Time for WADA to study the true human cost of the global anti-doping system
Statement by the World Players Association on the World Anti-Doping Code and the human rights of athletes
The true impact of the global anti-doping system on athletes must be fully understood by the World Anti-Doping Agency (WADA) if it is serious about protecting the human rights of athletes. That study should be completed by the time the new World Anti-Doping Code (Code) takes effect on 1 January 2021.
WADA’s approach to human rights:
WADA has long claimed that the Code has been developed “giving consideration to the principles of proportionality and human rights” and relies upon an opinion of the former President of the European Court of Human Rights, Judge Jean-Paul Costa to support this. However, Judge Costa’s opinion has been given in a factual vacuum and fails to even mention the United Nations Guiding Principles on Business and Human Rights (UNGPs).
The UNGPs provide the global standard for states and businesses to protect, respect and uphold human rights. WADA – as an agency of both governments and transnational sports bodies – has a particularly strong responsibility to embed human rights within its system.

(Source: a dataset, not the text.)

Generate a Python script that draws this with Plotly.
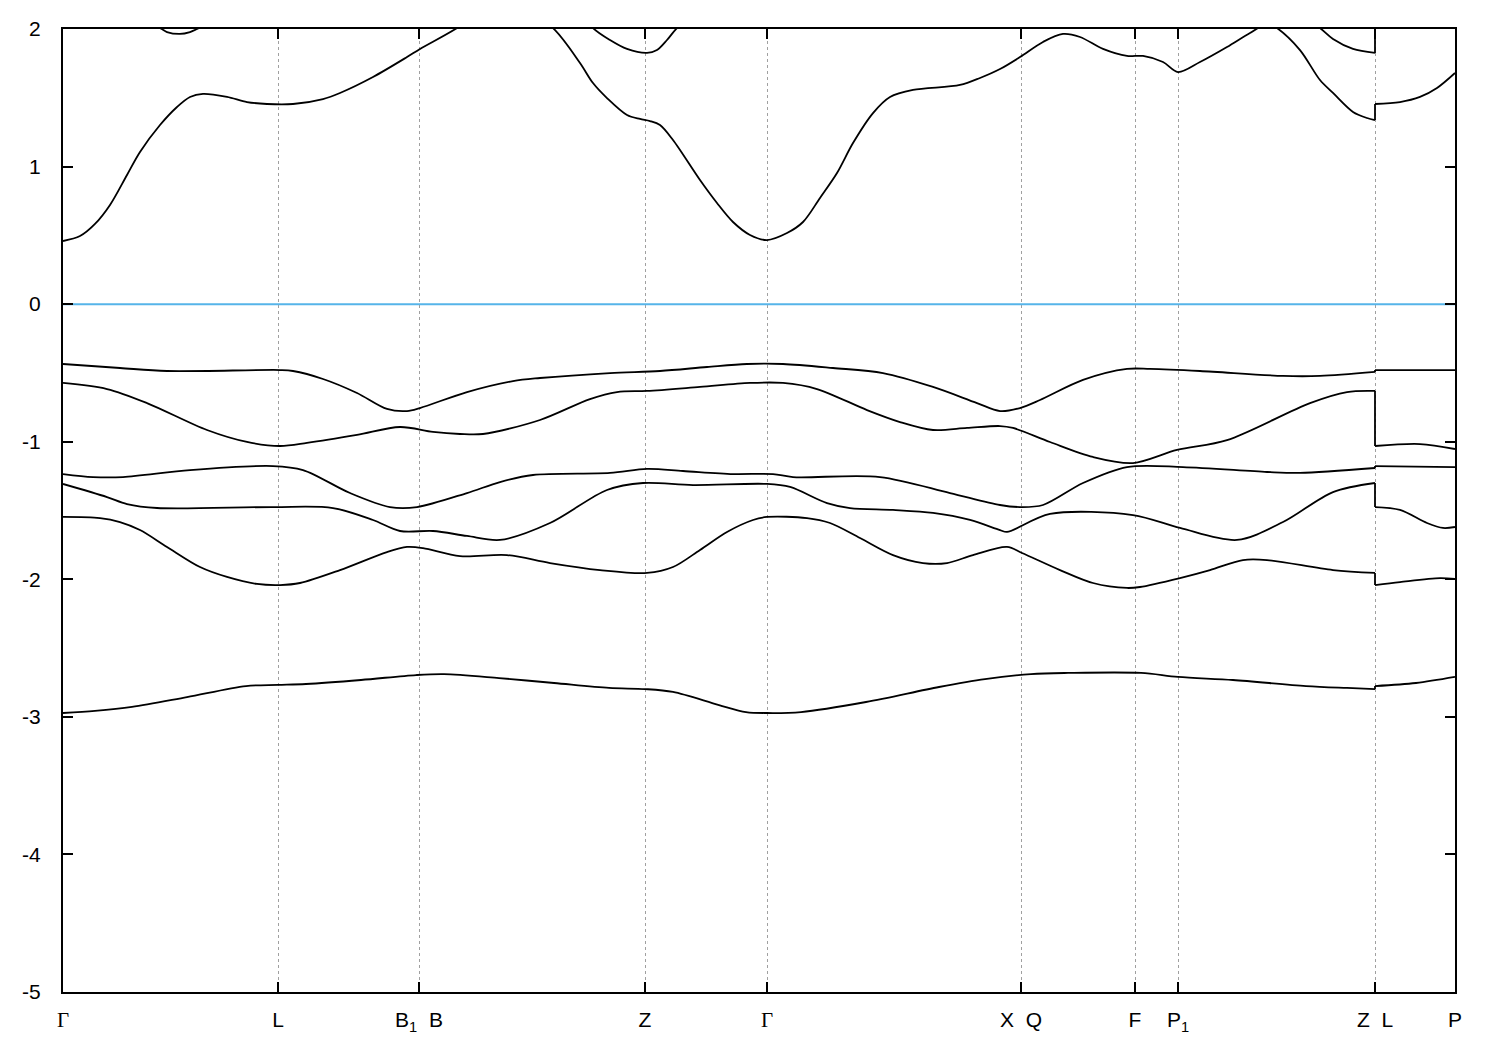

This omission means that the human rights analysis accompanying the 2021 Code has been done without any factual understanding of the impact of the system on the rights and wellbeing of the people most affected by it – the athletes. WADA therefore does not know, and cannot show, whether its system including the sanctions it imposes are proportionate and human rights compatible.
WADA must understand and prevent harm:
In the recently completed Code review process, the World Players Association, which represents 85,000 athletes through more than 100 player associations in over 65 countries, tabled many cases of manifest injustice with WADA. Harmful human rights impacts arose from testing processes, data and privacy breaches, arbitrary dispute resolution procedures and sanctions that had a devastating impact on the careers and wellbeing of athletes who clearly are not ‘cheats’.
To implement the UNGPs, WADA must: (1) develop a binding athlete rights policy based on internationally recognised human rights (which the Athletes’ Anti-Doping Rights Act does not purport to be); (2) conduct ongoing due diligence to assess actual and potential adverse human rights impacts; (3) provide access to an effective remedy where athlete rights are violated, and; (4) engage with key stakeholders including athletes and their legitimate representatives.
As a first step, World Players has proposed that WADA commissions independent research so that it can understand the impact its systems and sanctions have on athletes.
Swift action on these matters presents a win-win for WADA as it will be able to work to prevent harmful impacts and build enhanced athlete trust and confidence as an athlete aware regulator of the global anti-doping effort.